Korschenbroich. Flucht und Vertreibung – davon handelt die Ausstellung, die bis zum 4. Juli in der Sparkasse zu sehen ist. Erarbeitet wurde sie von Kleinenbroicher Schülern, die sich
anderthalb Jahre lang mit dem Thema auseinandergesetzt haben. Von Rudolf Barnholt
Anderthalb Jahre lang hatten zehn Jugendliche der Geschichtswerkstatt an der Kleinenbroicher Realschule auf diesen einen Moment hingearbeitet: Am Samstag wurde im Foyer der Sparkasse an der
Hindenburgstraße die Ausstellung über Flucht und Vertreibung eröffnet. Die Ergebnisse haben die Schüler recherchiert. Eva Hermanns (44) hat es als Leiterin der Geschichtswerkstatt verstanden, die
Neunt- und Zehntklässler zu motivieren. Sie setzten sich mit einem Thema auseinander, das auf den ersten Blick längst nicht mehr aktuell erscheint. Unterstützt wurden die Jugendlichen aber auch
von Martin Rüther (54) vom NS-Dokumentationszentrum der Stadt Köln. Das Ergebnis kann sich sehen lassen. Kein Wunder, dass die Arbeit vom Landesarchivverband mit 7200 Euro dotiert wurde.
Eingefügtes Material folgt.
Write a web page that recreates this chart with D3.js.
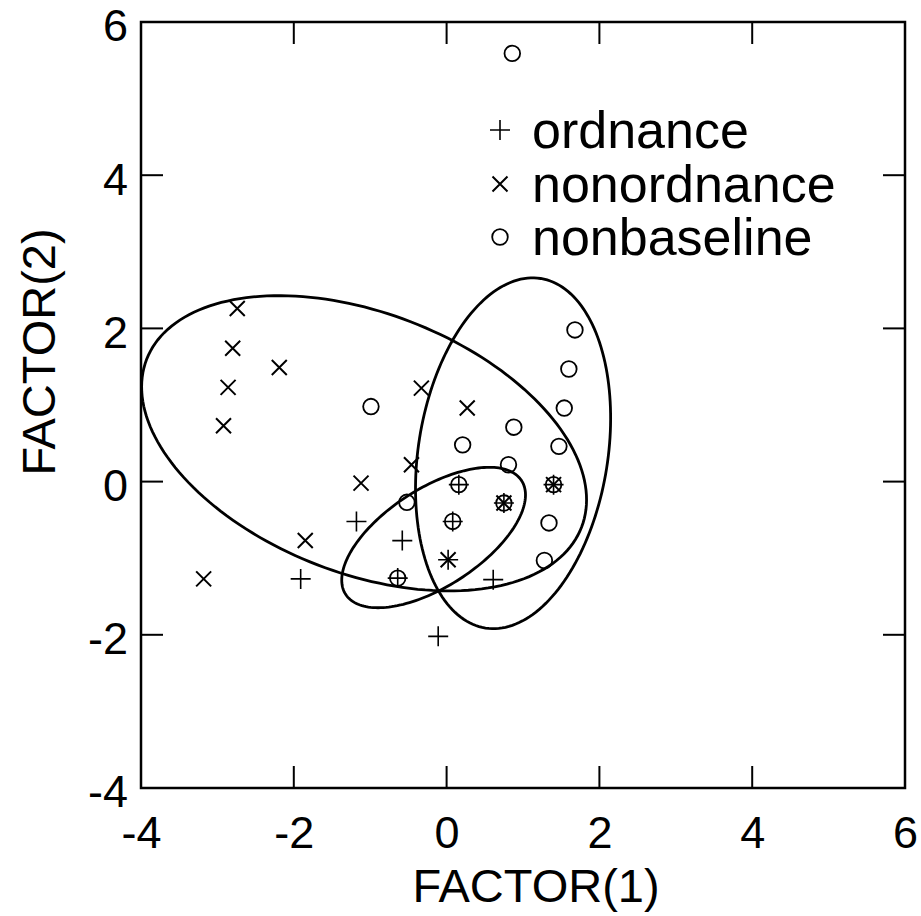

Dietmar Mittelstädt, stellvertretendes Vorstandsmitglied der Sparkasse Neuss, zitierte in seiner Begrüßungsrede die mittlerweile verstorbene Publizistin Marion Gräfin Dönhoff: "Dann standen wir
auf, ließen Speisen und Silber auf dem Tisch zurück und gingen zum letzten Mal durch die Haustür, ohne sie zu verschließen." Eine Erinnerung an den Beginn einer Flucht aus Ostpreußen an einem
bitterkalten Tag im Januar 1945.
Die Mitglieder der Geschichtswerkstatt waren ins evangelische Gemeindezentrum gegangen und ins Seniorenheim "Haus Tabita", hatten Menschen gesucht und gefunden, mit denen sie über ihre eigene
Flucht hatten sprechen können.
Tobias Langer gestand: "Am Anfang war es schwierig, Interviewpartner zu finden." Die betagten Menschen hätten gezeigt, dass sie dieses Kapitel längst noch nicht abgeschlossen haben. Gertrud
Albrecht beispielsweise, die ihre Geschichte schließlich preis gab, war zur Ausstellungseröffnung gekommen. Die 87-Jährige hat immer noch mit den Tränen zu kämpfen, wenn sie von früher spricht.
"Wir wurden als Polacken beschimpft", hatte auch Wolfgang Stock, Jahrgang 1937, der aus dem Sudetenland stammt, zu Protokoll gegeben.. Von der Korschenbroicher Bevölkerung zum größten Teil
gemieden, habe man zunächst fast ausschließlich in Flüchtlingskreisen verkehrt. Rüther half, das Problem "Flucht und Vertreibung" aus globaler Sicht zu begreifen. So entstand eine Landkarte, auf
der die Flüchtlingsströme eingezeichnet sind.
Dass die weit verbreitete Ablehnung gegenüber den Flüchtlingen im Laufe der Jahre abnahm, machte Bilanzen wie diese möglich: "Ich bin heute stolz, eine Korschenbroicherin zu sein", sagte die
Heimatvertriebene Christa Flohr den Mitgliedern der Geschichtswerkstatt. Sie hat hier eine neue Heimat gefunden, aller anfänglichen Probleme zum Trotz.